Kadri Simson (Centre), appointed Estonia's new European Commissioner last month, is to meet with the commission's outgoing president, Jean-Claude Juncker on Thursday, with the aim of hammering out her start date in the new role.
Juncker had previously opposed appointing short-term commissioners, a role with a normal term of five years, but faced opposition both from the Estonian government, and from the Council of the EU.
Outgoing Estonian commissioner Andrus Ansip (Reform) was due to stay in the role until October – the same month when Juncker will be stepping down. However, since Ansip won an MEP seat at the May 26 European elections, he faced a choice between the two roles; had he hung on to October in the commissioner post, his seat would have had to have gone to the next Reform Party candidate on the list entered at the elections, most likely Taavi Rõivas.
"This meeting is necessary for me to find out what the commission president sees as my future roll at the commission," Simson told ERR's online news in Estonian Wednesday.

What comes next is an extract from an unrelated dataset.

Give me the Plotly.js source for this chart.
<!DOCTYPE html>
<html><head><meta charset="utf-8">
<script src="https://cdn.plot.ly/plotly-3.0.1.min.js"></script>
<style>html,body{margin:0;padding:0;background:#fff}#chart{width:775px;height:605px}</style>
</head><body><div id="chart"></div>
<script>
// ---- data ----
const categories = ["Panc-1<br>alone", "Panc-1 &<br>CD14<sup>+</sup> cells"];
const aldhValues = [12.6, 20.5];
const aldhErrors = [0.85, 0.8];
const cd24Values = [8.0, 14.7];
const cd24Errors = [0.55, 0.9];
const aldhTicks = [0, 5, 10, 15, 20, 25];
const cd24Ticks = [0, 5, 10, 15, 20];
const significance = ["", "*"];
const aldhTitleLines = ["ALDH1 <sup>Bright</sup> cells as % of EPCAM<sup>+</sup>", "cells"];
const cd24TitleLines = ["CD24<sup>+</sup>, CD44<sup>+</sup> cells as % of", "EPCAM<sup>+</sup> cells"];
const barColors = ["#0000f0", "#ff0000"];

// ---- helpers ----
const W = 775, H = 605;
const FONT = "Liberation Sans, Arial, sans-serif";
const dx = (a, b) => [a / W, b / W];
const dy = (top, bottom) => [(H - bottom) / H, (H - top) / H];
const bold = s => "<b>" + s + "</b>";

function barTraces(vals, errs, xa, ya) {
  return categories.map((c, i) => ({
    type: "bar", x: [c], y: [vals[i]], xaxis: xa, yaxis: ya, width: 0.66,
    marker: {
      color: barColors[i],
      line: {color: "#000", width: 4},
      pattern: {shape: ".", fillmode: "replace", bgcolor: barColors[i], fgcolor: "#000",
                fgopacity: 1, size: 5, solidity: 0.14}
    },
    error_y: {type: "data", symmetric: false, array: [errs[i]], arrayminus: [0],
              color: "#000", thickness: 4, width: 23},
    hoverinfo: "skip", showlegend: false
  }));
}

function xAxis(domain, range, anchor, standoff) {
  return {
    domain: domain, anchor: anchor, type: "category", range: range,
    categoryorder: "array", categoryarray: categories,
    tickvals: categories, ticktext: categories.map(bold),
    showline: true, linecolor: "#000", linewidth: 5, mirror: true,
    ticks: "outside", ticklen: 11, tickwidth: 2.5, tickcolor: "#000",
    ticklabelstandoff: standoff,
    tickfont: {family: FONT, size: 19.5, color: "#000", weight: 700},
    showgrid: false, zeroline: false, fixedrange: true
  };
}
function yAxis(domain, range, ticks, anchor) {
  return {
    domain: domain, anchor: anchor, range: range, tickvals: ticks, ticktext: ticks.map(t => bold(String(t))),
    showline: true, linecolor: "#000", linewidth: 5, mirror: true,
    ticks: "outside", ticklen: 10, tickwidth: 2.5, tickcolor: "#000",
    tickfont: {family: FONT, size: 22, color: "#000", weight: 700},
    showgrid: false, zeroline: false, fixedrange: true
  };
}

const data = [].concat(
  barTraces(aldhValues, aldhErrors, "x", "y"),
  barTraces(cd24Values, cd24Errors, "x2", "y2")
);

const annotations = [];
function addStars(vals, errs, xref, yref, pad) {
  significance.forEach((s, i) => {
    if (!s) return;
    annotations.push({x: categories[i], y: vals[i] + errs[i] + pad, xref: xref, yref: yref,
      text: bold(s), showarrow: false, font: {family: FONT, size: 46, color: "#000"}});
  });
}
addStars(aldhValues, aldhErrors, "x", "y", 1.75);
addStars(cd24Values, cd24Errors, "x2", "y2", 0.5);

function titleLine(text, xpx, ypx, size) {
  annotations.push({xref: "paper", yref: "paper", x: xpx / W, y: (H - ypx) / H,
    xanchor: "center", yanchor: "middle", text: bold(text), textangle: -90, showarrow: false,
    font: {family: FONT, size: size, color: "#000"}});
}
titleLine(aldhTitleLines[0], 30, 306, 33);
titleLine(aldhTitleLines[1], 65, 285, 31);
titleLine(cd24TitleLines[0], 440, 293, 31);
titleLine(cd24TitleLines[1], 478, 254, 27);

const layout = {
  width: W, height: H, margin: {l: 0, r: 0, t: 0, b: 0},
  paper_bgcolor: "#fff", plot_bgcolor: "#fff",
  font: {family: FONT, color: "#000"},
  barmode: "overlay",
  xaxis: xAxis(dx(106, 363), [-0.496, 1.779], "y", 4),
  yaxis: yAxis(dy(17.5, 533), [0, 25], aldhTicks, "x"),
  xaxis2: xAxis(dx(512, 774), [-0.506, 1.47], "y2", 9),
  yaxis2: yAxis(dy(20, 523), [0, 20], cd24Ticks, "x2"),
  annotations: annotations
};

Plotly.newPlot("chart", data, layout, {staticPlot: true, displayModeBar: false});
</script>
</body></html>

"For my part, I affirm that, whatever he may have in mind, I am ready to vote myself to, as I have done with all my duties so far," she continued.

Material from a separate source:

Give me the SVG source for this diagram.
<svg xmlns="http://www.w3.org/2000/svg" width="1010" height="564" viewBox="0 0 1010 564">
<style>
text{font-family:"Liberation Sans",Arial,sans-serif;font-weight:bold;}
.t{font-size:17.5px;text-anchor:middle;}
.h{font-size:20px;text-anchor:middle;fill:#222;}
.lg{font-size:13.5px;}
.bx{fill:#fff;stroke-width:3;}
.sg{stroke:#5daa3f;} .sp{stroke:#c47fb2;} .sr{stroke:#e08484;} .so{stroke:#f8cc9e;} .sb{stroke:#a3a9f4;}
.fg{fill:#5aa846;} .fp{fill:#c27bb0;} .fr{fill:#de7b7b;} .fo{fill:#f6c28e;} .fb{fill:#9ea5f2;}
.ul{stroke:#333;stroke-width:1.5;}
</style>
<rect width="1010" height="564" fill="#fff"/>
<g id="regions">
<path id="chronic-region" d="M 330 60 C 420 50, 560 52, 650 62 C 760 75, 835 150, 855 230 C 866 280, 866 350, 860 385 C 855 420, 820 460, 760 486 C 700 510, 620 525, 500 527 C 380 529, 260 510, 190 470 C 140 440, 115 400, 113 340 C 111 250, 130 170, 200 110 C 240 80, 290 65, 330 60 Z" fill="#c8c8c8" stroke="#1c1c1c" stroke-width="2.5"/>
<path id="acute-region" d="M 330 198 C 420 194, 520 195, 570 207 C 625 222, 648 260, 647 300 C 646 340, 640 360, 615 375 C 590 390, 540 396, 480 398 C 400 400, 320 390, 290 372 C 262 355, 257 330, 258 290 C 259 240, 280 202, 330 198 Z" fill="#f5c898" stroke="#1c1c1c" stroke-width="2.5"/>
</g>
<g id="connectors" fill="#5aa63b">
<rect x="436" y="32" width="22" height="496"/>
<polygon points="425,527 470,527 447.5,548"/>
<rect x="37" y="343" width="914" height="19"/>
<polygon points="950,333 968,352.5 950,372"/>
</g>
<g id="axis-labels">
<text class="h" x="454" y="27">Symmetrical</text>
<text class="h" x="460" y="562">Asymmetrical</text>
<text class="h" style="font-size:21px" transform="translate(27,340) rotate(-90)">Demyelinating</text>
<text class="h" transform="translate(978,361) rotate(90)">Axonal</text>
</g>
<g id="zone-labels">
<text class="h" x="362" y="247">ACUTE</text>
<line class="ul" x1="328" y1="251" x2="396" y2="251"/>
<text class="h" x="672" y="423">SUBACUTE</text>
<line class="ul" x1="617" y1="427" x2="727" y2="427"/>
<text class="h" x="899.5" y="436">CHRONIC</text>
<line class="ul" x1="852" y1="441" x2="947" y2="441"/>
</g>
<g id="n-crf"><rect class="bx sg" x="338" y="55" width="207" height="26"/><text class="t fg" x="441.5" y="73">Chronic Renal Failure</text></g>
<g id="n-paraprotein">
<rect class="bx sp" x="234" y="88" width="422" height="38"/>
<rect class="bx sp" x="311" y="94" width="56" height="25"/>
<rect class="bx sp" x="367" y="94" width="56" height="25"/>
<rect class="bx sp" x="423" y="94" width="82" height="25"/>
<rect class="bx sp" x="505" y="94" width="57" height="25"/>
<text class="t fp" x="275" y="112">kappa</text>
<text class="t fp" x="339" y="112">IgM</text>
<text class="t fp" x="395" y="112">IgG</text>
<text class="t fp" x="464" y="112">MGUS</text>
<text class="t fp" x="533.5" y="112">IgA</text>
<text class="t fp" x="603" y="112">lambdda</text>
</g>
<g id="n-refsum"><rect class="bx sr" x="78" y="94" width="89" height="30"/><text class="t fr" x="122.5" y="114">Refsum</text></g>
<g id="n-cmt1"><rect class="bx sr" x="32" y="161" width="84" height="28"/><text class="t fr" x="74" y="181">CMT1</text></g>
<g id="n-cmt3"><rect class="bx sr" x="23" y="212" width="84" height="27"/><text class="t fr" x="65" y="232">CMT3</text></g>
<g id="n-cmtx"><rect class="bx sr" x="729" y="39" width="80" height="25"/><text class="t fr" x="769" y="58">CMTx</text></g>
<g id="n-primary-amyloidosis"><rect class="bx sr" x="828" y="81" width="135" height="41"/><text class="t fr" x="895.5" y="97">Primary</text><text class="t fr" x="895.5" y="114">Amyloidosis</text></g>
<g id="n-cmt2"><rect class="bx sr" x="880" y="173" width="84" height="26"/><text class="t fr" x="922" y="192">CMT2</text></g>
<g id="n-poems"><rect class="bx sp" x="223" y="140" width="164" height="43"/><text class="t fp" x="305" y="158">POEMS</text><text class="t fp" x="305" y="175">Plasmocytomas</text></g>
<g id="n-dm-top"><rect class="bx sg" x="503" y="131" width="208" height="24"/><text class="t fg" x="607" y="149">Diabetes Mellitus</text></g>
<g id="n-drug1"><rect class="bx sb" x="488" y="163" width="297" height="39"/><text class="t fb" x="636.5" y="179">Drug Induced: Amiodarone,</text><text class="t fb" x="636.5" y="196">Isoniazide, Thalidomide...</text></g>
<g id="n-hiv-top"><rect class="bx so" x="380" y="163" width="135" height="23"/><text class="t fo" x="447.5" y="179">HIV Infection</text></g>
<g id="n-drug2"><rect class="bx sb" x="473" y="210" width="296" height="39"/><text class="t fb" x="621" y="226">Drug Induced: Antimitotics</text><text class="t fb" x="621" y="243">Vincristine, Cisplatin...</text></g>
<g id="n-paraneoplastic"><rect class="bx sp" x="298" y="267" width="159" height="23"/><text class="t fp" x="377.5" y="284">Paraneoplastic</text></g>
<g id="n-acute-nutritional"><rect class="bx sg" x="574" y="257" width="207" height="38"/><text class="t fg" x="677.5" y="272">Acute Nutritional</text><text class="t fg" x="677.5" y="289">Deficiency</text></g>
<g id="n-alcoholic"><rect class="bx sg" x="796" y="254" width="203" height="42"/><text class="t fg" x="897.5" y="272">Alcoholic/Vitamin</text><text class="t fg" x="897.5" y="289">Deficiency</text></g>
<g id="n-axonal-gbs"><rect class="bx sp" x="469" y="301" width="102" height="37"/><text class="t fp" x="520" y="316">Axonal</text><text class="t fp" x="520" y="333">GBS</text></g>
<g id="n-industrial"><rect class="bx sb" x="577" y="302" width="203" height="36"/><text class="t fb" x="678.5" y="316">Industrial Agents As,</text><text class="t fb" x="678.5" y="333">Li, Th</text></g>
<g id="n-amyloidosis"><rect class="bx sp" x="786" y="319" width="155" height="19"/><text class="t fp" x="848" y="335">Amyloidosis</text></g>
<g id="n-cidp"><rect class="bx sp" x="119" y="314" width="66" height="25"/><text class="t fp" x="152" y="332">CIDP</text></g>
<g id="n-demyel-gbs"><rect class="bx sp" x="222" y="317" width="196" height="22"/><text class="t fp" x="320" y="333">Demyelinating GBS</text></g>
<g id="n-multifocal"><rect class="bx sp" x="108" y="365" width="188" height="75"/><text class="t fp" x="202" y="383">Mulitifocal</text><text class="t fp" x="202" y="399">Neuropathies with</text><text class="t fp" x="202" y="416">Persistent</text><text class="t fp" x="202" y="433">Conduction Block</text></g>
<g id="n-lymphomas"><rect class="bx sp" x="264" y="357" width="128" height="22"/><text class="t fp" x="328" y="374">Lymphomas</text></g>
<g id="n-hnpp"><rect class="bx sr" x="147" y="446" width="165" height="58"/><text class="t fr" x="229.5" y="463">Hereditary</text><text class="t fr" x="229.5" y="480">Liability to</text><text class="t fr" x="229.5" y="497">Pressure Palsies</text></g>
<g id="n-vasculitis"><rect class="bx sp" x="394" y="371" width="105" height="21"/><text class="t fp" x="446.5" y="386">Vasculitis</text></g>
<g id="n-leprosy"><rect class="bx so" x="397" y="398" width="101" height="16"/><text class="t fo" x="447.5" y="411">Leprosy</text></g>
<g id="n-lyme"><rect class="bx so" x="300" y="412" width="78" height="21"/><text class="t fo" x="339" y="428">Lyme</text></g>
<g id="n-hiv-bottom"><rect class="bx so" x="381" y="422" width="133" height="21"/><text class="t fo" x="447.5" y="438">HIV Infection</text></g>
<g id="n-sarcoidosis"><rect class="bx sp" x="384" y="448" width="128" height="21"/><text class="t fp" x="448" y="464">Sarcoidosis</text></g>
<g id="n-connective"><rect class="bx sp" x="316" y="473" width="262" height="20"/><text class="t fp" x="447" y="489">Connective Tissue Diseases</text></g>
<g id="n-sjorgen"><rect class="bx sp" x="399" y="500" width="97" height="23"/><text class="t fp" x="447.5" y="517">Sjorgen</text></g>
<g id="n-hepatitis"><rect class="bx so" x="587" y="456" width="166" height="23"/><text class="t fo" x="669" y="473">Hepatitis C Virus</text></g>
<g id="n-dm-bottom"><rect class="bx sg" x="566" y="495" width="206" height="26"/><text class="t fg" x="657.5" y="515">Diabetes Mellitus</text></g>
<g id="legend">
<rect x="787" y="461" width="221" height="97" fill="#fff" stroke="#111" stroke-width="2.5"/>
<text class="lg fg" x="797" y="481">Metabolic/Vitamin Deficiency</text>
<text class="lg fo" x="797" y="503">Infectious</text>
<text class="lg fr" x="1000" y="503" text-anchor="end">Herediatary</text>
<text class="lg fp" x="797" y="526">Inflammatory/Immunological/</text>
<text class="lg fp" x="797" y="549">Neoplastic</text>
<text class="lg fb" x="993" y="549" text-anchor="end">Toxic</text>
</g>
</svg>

Simson's position needs to be clarified by next week, since the newly-elected European Parliament then goes on summer recess until September. Both Simson's candidacy and that of another proposed commissioner, Mircea Pașcu of Romania, must be presented before the parliament for ratification.
Simson also told ERR that since she had been appointed by the Estonian government for the role anyway, i.e. starting in October, she did not think that Juncker's opposition to temporary candidates applied in her case, instead being aimed at those who were truly temporary, and filled the role for just a few months. She noted that Juncker had made this clear in an interview with Politico and that she was simply ready to start the new job ahead of schedule.

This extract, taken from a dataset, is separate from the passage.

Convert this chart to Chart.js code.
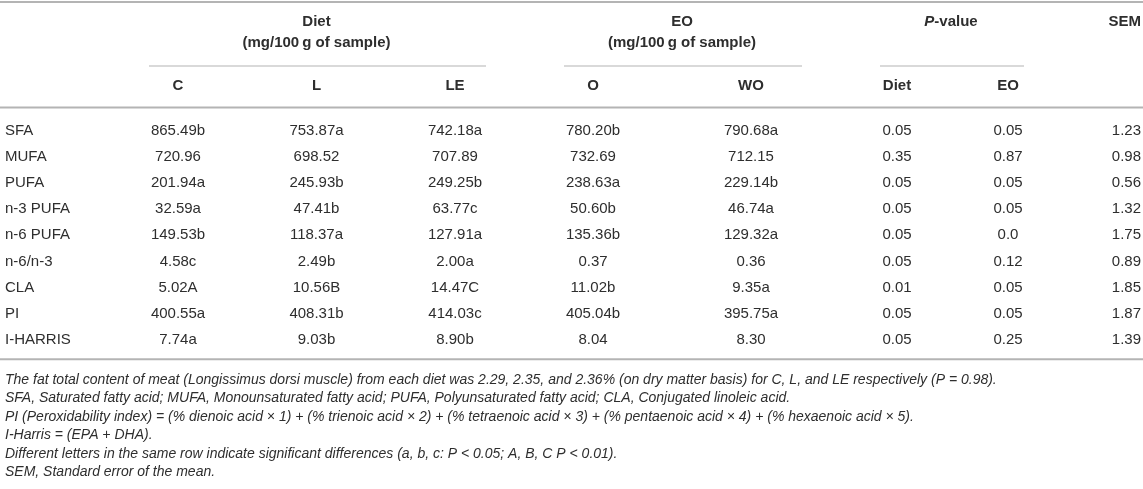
<!DOCTYPE html>
<html lang="en">
<head>
  <meta charset="UTF-8">
  <title>Fatty acid profile of meat by diet and EO</title>
  <script src="https://cdn.jsdelivr.net/npm/chart.js"></script>
  <style>
    html, body { margin: 0; padding: 0; background: #fff; }
    .chart-container { position: relative; width: 1143px; height: 489px; }
  </style>
</head>
<body>
  <div class="chart-container">
    <canvas id="tableChart"></canvas>
  </div>

  <script>
    // Table data
    const rowLabels = ['SFA', 'MUFA', 'PUFA', 'n-3 PUFA', 'n-6 PUFA', 'n-6/n-3', 'CLA', 'PI', 'I-HARRIS'];
    const dietC  = ['865.49b', '720.96', '201.94a', '32.59a', '149.53b', '4.58c', '5.02A', '400.55a', '7.74a'];
    const dietL  = ['753.87a', '698.52', '245.93b', '47.41b', '118.37a', '2.49b', '10.56B', '408.31b', '9.03b'];
    const dietLE = ['742.18a', '707.89', '249.25b', '63.77c', '127.91a', '2.00a', '14.47C', '414.03c', '8.90b'];
    const eoO    = ['780.20b', '732.69', '238.63a', '50.60b', '135.36b', '0.37', '11.02b', '405.04b', '8.04'];
    const eoWO   = ['790.68a', '712.15', '229.14b', '46.74a', '129.32a', '0.36', '9.35a', '395.75a', '8.30'];
    const pDiet  = ['0.05', '0.35', '0.05', '0.05', '0.05', '0.05', '0.01', '0.05', '0.05'];
    const pEO    = ['0.05', '0.87', '0.05', '0.05', '0.0', '0.12', '0.05', '0.05', '0.25'];
    const sem    = ['1.23', '0.98', '0.56', '1.32', '1.75', '0.89', '1.85', '1.87', '1.39'];

    const subHeaders = ['', 'C', 'L', 'LE', 'O', 'WO', 'Diet', 'EO', ''];
    const groupHeaders = [
      { label: 'Diet', unit: '(mg/100\u2009g of sample)', from: 1, to: 3 },
      { label: 'EO', unit: '(mg/100\u2009g of sample)', from: 4, to: 5 },
      { label: 'P-value', unit: '', from: 6, to: 7 }
    ];
    const footnotes = [
      'The fat total content of meat (Longissimus dorsi muscle) from each diet was 2.29, 2.35, and 2.36% (on dry matter basis) for C, L, and LE respectively (P = 0.98).',
      'SFA, Saturated fatty acid; MUFA, Monounsaturated fatty acid; PUFA, Polyunsaturated fatty acid; CLA, Conjugated linoleic acid.',
      'PI (Peroxidability index) = (% dienoic acid \u00d7 1) + (% trienoic acid \u00d7 2) + (% tetraenoic acid \u00d7 3) + (% pentaenoic acid \u00d7 4) + (% hexaenoic acid \u00d7 5).',
      'I-Harris = (EPA + DHA).',
      'Different letters in the same row indicate significant differences (a, b, c: P < 0.05; A, B, C P < 0.01).',
      'SEM, Standard error of the mean.'
    ];

    // Layout (column widths like a colgroup, alignment per column)
    const colWidths = [109, 138, 139, 138, 138, 178, 114, 108, 81];
    const colAlign = ['left', 'center', 'center', 'center', 'center', 'center', 'center', 'center', 'right'];
    const colStarts = colWidths.map((w, i) => colWidths.slice(0, i).reduce((a, b) => a + b, 0));
    const totalWidth = colWidths.reduce((a, b) => a + b, 0);

    function anchorX(i) {
      if (colAlign[i] === 'left') return colStarts[i] + 5;
      if (colAlign[i] === 'right') return colStarts[i] + colWidths[i] - 2;
      return colStarts[i] + colWidths[i] / 2;
    }

    const columns = [rowLabels, dietC, dietL, dietLE, eoO, eoWO, pDiet, pEO, sem];

    const TEXT = '#2e2e2e';
    const RULE = '#b4b4b4';
    const FONT = '"Liberation Sans", Arial, Helvetica, sans-serif';

    const datasets = columns.map((col, ci) => ({
      label: 'col' + ci,
      texts: col,
      align: colAlign[ci],
      data: col.map((v, ri) => ({ x: anchorX(ci), y: rowLabels[ri] })),
      pointRadius: 0,
      pointHoverRadius: 0
    }));

    const tablePlugin = {
      id: 'tablePlugin',
      afterDatasetsDraw(chart) {
        const ctx = chart.ctx;
        const xs = chart.scales.x;
        const area = chart.chartArea;
        const W = chart.width;
        ctx.save();
        ctx.textBaseline = 'middle';

        // rules
        function rule(x1, x2, y, w) {
          ctx.strokeStyle = RULE;
          ctx.lineWidth = w;
          ctx.beginPath();
          ctx.moveTo(x1, y);
          ctx.lineTo(x2, y);
          ctx.stroke();
        }
        rule(0, W, 2, 2);
        rule(0, W, area.top - 10, 2);
        rule(0, W, area.bottom + 6, 2);

        // group headers
        ctx.fillStyle = TEXT;
        groupHeaders.forEach(g => {
          const left = xs.getPixelForValue(colStarts[g.from]);
          const right = xs.getPixelForValue(colStarts[g.to] + colWidths[g.to]);
          const cx = (left + right) / 2;
          if (g.label === 'P-value') {
            ctx.font = 'italic bold 15px ' + FONT;
            const wP = ctx.measureText('P').width;
            ctx.font = 'bold 15px ' + FONT;
            const wRest = ctx.measureText('-value').width;
            const start = cx - (wP + wRest) / 2;
            ctx.textAlign = 'left';
            ctx.font = 'italic bold 15px ' + FONT;
            ctx.fillText('P', start, 22);
            ctx.font = 'bold 15px ' + FONT;
            ctx.fillText('-value', start + wP, 22);
          } else {
            ctx.font = 'bold 15px ' + FONT;
            ctx.textAlign = 'center';
            ctx.fillText(g.label, cx, 22);
            ctx.fillText(g.unit, cx, 43);
          }
          rule(left + 40, right - 38, 66, 1.2);
        });
        ctx.font = 'bold 15px ' + FONT;
        ctx.textAlign = 'right';
        ctx.fillStyle = TEXT;
        ctx.fillText('SEM', xs.getPixelForValue(anchorX(8)), 22);

        // sub headers
        subHeaders.forEach((h, i) => {
          if (!h) return;
          ctx.textAlign = colAlign[i];
          ctx.fillText(h, xs.getPixelForValue(anchorX(i)), 86);
        });

        // body cells
        ctx.font = '15px ' + FONT;
        chart.data.datasets.forEach((ds, di) => {
          const meta = chart.getDatasetMeta(di);
          ctx.textAlign = ds.align;
          meta.data.forEach((pt, ri) => {
            ctx.fillText(ds.texts[ri], pt.x, pt.y);
          });
        });

        // footnotes
        ctx.font = 'italic 14px ' + FONT;
        ctx.textAlign = 'left';
        footnotes.forEach((f, i) => {
          ctx.fillText(f, 5, area.bottom + 27 + i * 18.4);
        });
        ctx.restore();
      }
    };

    new Chart(document.getElementById('tableChart').getContext('2d'), {
      type: 'scatter',
      data: { datasets: datasets },
      options: {
        responsive: true,
        maintainAspectRatio: false,
        animation: false,
        events: [],
        layout: { padding: { top: 117.4, bottom: 135.8, left: 0, right: 0 } },
        plugins: { legend: { display: false }, tooltip: { enabled: false } },
        scales: {
          x: { type: 'linear', min: 0, max: totalWidth, display: false },
          y: { type: 'category', labels: rowLabels, offset: true, display: false }
        }
      },
      plugins: [tablePlugin]
    });
  </script>
</body>
</html>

"It is clear that the commission in office today is no longer working on any new initiatives. However, this commission has brought up a number of issues which do not end with the current makeup, but continue into the future," Simson said, looking ahead to her future work should she take up the post as expected.
"I also find it important for Estonia that our commisioner be present when we are discussing the longer-term perspective and vision. I will find out if President Juncker is develop a direct portfolio for this temporary period tomorrow," she added.
Each EU member state appoints a commissioner, who is then given a specific portfolio. Ansip's had been the digital single market. Simson would be the third commissioner from Estonia, after Ansip and Siim Kallas. Additionally, her appointment was seen by many as necessary to fulfill EU gender quotas.
Simson also added that her staff in Brussels had not been finalized, as she had not had confirmation of the portfolio yet.
Jean-Claude Juncker steps down from his role on Oct. 31. He is to be replaced by German defense minister Ursula von der Leyen (CDU).